Intervention de Jean-Jacques Urvoas

Réunion du 17 décembre 2014 à 9h00
Commission des lois constitutionnelles, de la législation et de l'administration générale de la république

Photo issue du site de l'Assemblée nationale ou de WikipediaJean-Jacques Urvoas, président :

Nous avons le plaisir d'accueillir aujourd'hui M. Lionel Jospin, qui pourrait devenir le soixante-dix septième membre du Conseil constitutionnel depuis sa création, en 1958, dans des circonstances loin de faire l'unanimité. Si d'aucuns, à l'image de Michel Debré, espéraient qu'il joue un rôle de juge constitutionnel, certains parlementaires, comme André Chandernagor, ne voulaient pas de cette institution, tandis que d'autres – je pense à François Luchaire – auraient voulu limiter son rôle à celui de répartiteur des compétences normatives.

Avec le temps, le Conseil, en raison notamment de sa jurisprudence, n'a cessé d'évoluer. Il est aujourd'hui devenu protecteur des droits et libertés, rôle essentiel dans un État de droit. Rares étaient pourtant, en 1958, les observateurs qui auraient imaginé une telle révolution, tant notre tradition constitutionnelle et juridique était hostile à l'idée que la loi puisse être jugée par d'autres que ceux qui la font.

Je ne suis pas le seul ici à penser que cette institution doit continuer à évoluer.

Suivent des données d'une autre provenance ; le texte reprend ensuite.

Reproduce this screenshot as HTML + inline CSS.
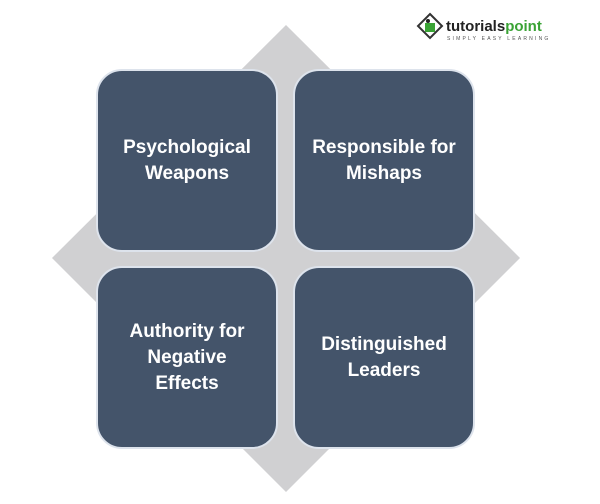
<!DOCTYPE html>
<html><head><style>
body{margin:0;width:600px;height:504px;background:#fff;position:relative;overflow:hidden;font-family:"Liberation Sans",sans-serif}
.b{position:absolute;width:178px;height:179px;background:#44546a;border:2px solid #dde3ec;border-radius:26px;display:flex;align-items:center;justify-content:center;text-align:center;color:#fff;font-weight:bold;font-size:19px;line-height:26px}
</style></head><body>
<svg width="600" height="504" style="position:absolute;left:0;top:0">
<polygon points="286,25 520,258 286,492 52,258" fill="#d0d0d2"/>
<g transform="translate(418,14)">
<polygon points="12,0 24,12 12,24 0,12" fill="#fff" stroke="#333" stroke-width="2"/>
<rect x="7" y="9" width="10" height="9" fill="#3aa335"/>
<circle cx="10" cy="7" r="2" fill="#222"/>
</g>
<text x="446" y="31" font-family="Liberation Sans" font-weight="bold" font-size="15" fill="#222">tutorials<tspan fill="#3aa335">point</tspan></text>
<text x="447" y="40" font-family="Liberation Sans" font-size="5" letter-spacing="2.2" fill="#555">SIMPLY EASY LEARNING</text>
</svg>
<div class="b" style="left:96px;top:69px">Psychological<br>Weapons</div>
<div class="b" style="left:293px;top:69px">Responsible for<br>Mishaps</div>
<div class="b" style="left:96px;top:266px">Authority for<br>Negative<br>Effects</div>
<div class="b" style="left:293px;top:266px">Distinguished<br>Leaders</div>
</body></html>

C'est dans cette perspective que le Président de la République a fait déposer sur le bureau de notre assemblée, en mars 2013, un projet de loi prévoyant que les anciens présidents de la République ne soient plus membres de droit du Conseil. Sans doute nous direz-vous ce que vous pensez d'un tel projet de réforme constitutionnelle, que nombre des membres de cette commission soutiennent.

Peut-être aborderez-vous également la question de la transparence des procédures, notamment dans le cadre du contrôle a priori, en évoquant les opinions « séparées », c'est-à-dire celles qui se différencient des opinions majoritaires. En réponse au questionnaire qui vous a été adressé, vous êtes montré plutôt réservé quant à la publicité de ces opinions ; pour ma part, j'y suis plutôt favorable, dans la mesure où une décision de justice puise sa rationalité dans la confrontation des raisonnements qui l'ont fait naître et qu'il est donc utile d'en connaître le cheminement.

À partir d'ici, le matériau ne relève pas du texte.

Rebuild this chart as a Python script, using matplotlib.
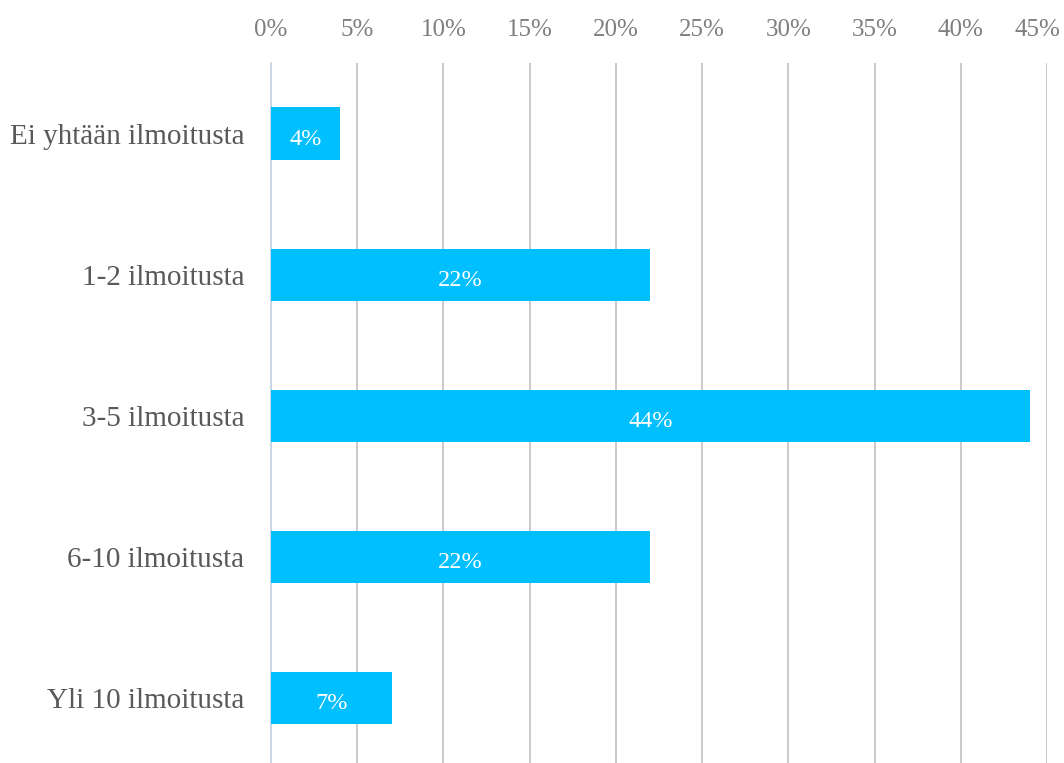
import matplotlib.pyplot as plt
from matplotlib.transforms import ScaledTranslation

categories = ['Ei yhtään ilmoitusta', '1-2 ilmoitusta', '3-5 ilmoitusta',
              '6-10 ilmoitusta', 'Yli 10 ilmoitusta']
shares = [4, 22, 44, 22, 7]
ticks = [0, 5, 10, 15, 20, 25, 30, 35, 40, 45]

plt.rcParams['font.family'] = ['Liberation Serif', 'DejaVu Serif']

fig = plt.figure(figsize=(10.64, 7.63), dpi=100)
ax = fig.add_axes([271 / 1064, 0, (1047 - 271) / 1064, 1 - 63 / 763])

pos = list(range(len(categories)))
ax.barh(pos, shares, height=0.37, color='#00bfff', zorder=3)
for p, v in zip(pos, shares):
    ax.text(v / 2, p + 0.04, f'{v}%', color='white', fontsize=17.5,
            ha='center', va='center', zorder=4)

ax.set_xlim(0, 45)
ax.set_ylim(4.46, -0.5)
ax.set_xticks(ticks)
ax.set_xticklabels([f'{t}%' for t in ticks])
ax.xaxis.tick_top()
ax.tick_params(axis='x', length=0, pad=16, labelsize=18, labelcolor='#7f7f7f')
ax.set_yticks(pos)
ax.set_yticklabels(categories)
ax.tick_params(axis='y', length=0, pad=19, labelsize=21, labelcolor='#595959')

# keep the last percentage label inside the figure
last = ax.get_xticklabels()[-1]
last.set_transform(last.get_transform() + ScaledTranslation(-10 / 100, 0, fig.dpi_scale_trans))

ax.grid(axis='x', color='#c6c6c6', linewidth=1.3, zorder=0)
for side in ['top', 'right', 'bottom']:
    ax.spines[side].set_visible(False)
ax.spines['left'].set_color('#c9d7e8')
ax.spines['left'].set_linewidth(1.3)

fig.savefig('out.png', dpi=100)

En définitive, les mutations les plus fortes qui attendent l'institution sont sans doute à anticiper dans les relations qu'elle entretient avec les autres juridictions, qu'il s'agisse des juridictions nationales ou européennes comme la Cour européenne des droits de l'homme ou la Cour de justice de l'Union européenne. Plutôt qu'à une concurrence entre toutes ces instances, c'est vers une harmonie et un clair partage des compétences, indispensables à la réalisation d'un État de droit le plus complet possible, qu'il faut tendre. Ce n'est donc pas en termes de hiérarchie qu'il faut envisager les rapports entre ces juridictions mais en termes de complémentarité, au service des droits et des libertés mais aussi de l'intérêt général.

Il me reste à vous remercier, monsieur le Premier ministre, de vous prêter à cet exercice, sous la responsabilité de Guillaume Larrivé, qui a accepté d'être le rapporteur de cette nomination, comme c'est désormais l'usage au sein de la commission des Lois, où les propositions de nomination sont précédées d'un rapport, toujours confié à l'opposition.